Abdullahil Amaan Azmi
Abdullahil Amaan Azmi, 57 ans, général de brigade aérienne de l’armée à la retraite, est le fils de Ghulam Azam, un dirigeant du parti Jamaat-e-Islami qui a été reconnu coupable de crimes de guerre et condamné à mort en 2013. Étant donné qu’il était âgé de 90 ans, le tribunal avait décidé de condamner Ghulam Azam à la réclusion à perpétuité plutôt qu’à la peine de mort. Il est mort en prison d’une crise cardiaque en octobre 2014.

Amaan Azmi a été enlevé le soir du 22 août 2016. Environ 30 hommes en civil ont pénétré dans son immeuble et ont dit au personnel qu’ils faisaient partie de la section d’enquête. Ils ont agressé le concierge, le laissant inconscient, avant de se rendre d’appartement en appartement jusqu’à ce qu’ils aient trouvé Amaan Azmi. Sa femme, sa mère et plusieurs membres du personnel qui se trouvaient là ont confirmé que les hommes avaient dit qu’ils faisaient partie de la section d’enquête et qu’ils avaient ordonné à Amaan Azmi de venir avec eux.

Celui-ci a demandé à voir un mandat d’arrêt. Ils lui ont dit qu’ils n’en avaient pas, l’ont attrapé et lui ont bandé les yeux. Il a demandé de pouvoir emporter des vêtements mais ils ont refusé. Ils l’ont emmené dans une voiture banalisée et sa famille n’a eu aucune nouvelle de lui depuis lors.

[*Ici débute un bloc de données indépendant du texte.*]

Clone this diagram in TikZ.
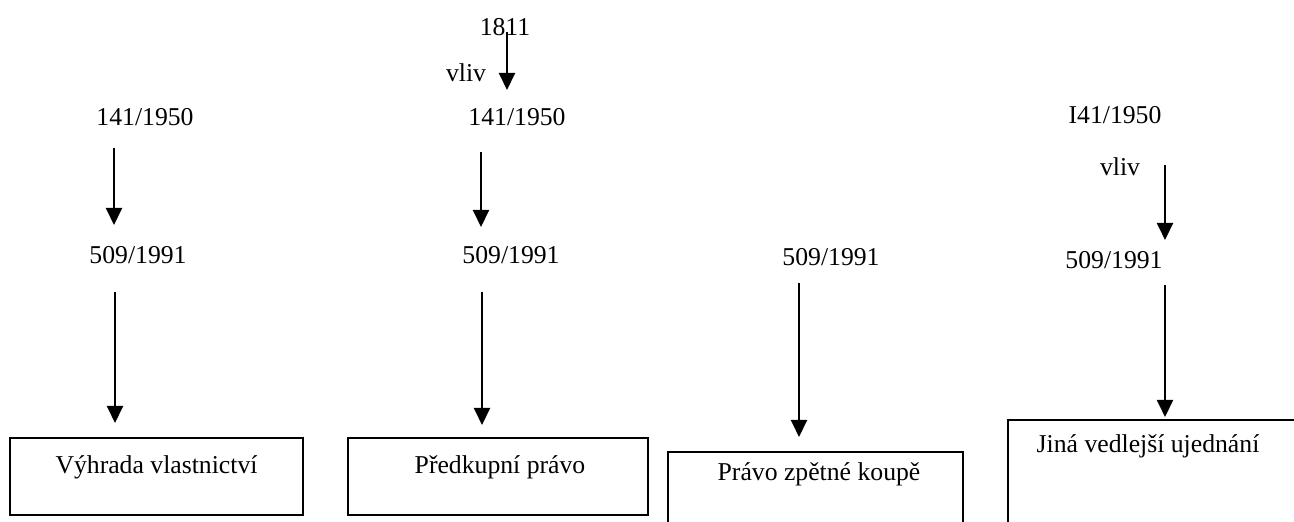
\documentclass[tikz,border=0pt]{standalone}
\usepackage{fontspec}
\setmainfont{Liberation Serif}
\usetikzlibrary{arrows.meta}
\begin{document}
\begin{tikzpicture}[x=0.5pt,y=-0.5pt,
  lbl/.style={inner sep=0pt, outer sep=0pt, text height=9pt, text depth=0pt, font=\fontsize{12.85}{15}\selectfont},
  arr/.style={line width=1pt, -{Triangle[length=8.5pt,width=8pt]}},
  box/.style={draw, line width=1pt, anchor=north west, inner sep=0pt, outer sep=0pt},
  boxtext/.style={lbl, anchor=base}
]
\useasboundingbox (0,0) rectangle (1294,522);
\clip (0,0) rectangle (1294,522);

% law labels
\node[lbl] (s1811) at (505,27) {1811};
\node[lbl] (v2) at (466,73) {vliv};
\node[lbl] (a1) at (145,117) {141/1950};
\node[lbl] (a2) at (517,117) {141/1950};
\node[lbl] (a4) at (1115,115) {I41/1950};
\node[lbl] (v4) at (1120,167) {vliv};
\node[lbl] (b1) at (138,255) {509/1991};
\node[lbl] (b2) at (511,255) {509/1991};
\node[lbl] (b3) at (831,257) {509/1991};
\node[lbl] (b4) at (1114,260) {509/1991};

% boxes
\node[box, minimum width=146.5pt, minimum height=38.5pt,
  label={[boxtext, yshift=-18pt]north:Výhrada vlastnictví}] (c1) at (10,438) {};
\node[box, minimum width=150pt, minimum height=38.5pt,
  label={[boxtext, xshift=1pt, yshift=-18pt]north:Předkupní právo}] (c2) at (348,438) {};
\node[box, minimum width=147.5pt, minimum height=44pt,
  label={[boxtext, xshift=1.75pt, yshift=-14.5pt]north:Právo zpětné koupě}] (c3) at (668,452) {};
\node[box, minimum width=146pt, minimum height=60pt,
  label={[boxtext, xshift=-3pt, yshift=-16.5pt]north:Jiná vedlejší ujednání}] (c4) at (1008,420) {};

% connectors
\draw[arr, shorten <=-2pt, shorten >=9pt] ([xshift=1pt]s1811.south) -- ([xshift=-5pt]a2.north);

\draw[arr, shorten <=11pt, shorten >=10.5pt] ([xshift=-15.5pt]a1.south) -- ([xshift=-12pt]b1.north);
\draw[arr, shorten <=14pt, shorten >=7.5pt] ([xshift=-11.5pt]b1.south) -- ([xshift=-20.75pt]c1.north);

\draw[arr, shorten <=13pt, shorten >=9.5pt] ([xshift=-18pt]a2.south) -- ([xshift=-15pt]b2.north);
\draw[arr, shorten <=14pt, shorten >=6.5pt] ([xshift=-14.5pt]b2.south) -- ([xshift=-8pt]c2.north);

\draw[arr, shorten <=8.5pt, shorten >=7.5pt] ([xshift=-16pt]b3.south) -- ([xshift=-8.25pt]c3.north);

\draw[arr, shorten <=20.5pt, shorten >=5.5pt] ([xshift=25pt]a4.south) -- ([xshift=25.5pt]b4.north);
\draw[arr, shorten <=8pt, shorten >=1.5pt] ([xshift=25.5pt]b4.south) -- ([xshift=5.5pt]c4.north);
\end{tikzpicture}
\end{document}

Tout comme Humam Chowdhury et Bin Quasem, Amaan Azmi s’inquiétait de sa sécurité dans les mois précédant son enlèvement. Des policiers, à la fois en uniforme et en civil, étaient régulièrement garés devant son immeuble et se rendaient de temps en temps dans son appartement pour poser des questions sur lui et demander où il se trouvait. Immédiatement après qu’il a été emmené, la mère d’Amaan Azmi s’est rendue au poste de police le plus proche pour porter plainte. Les policiers ont pris sa déposition mais lui ont dit qu’ils ne l’enregistreraient pas officiellement. Sa famille a entendu des rumeurs selon lesquelles Amaan Azmi est détenu à la Direction générale des forces de renseignement.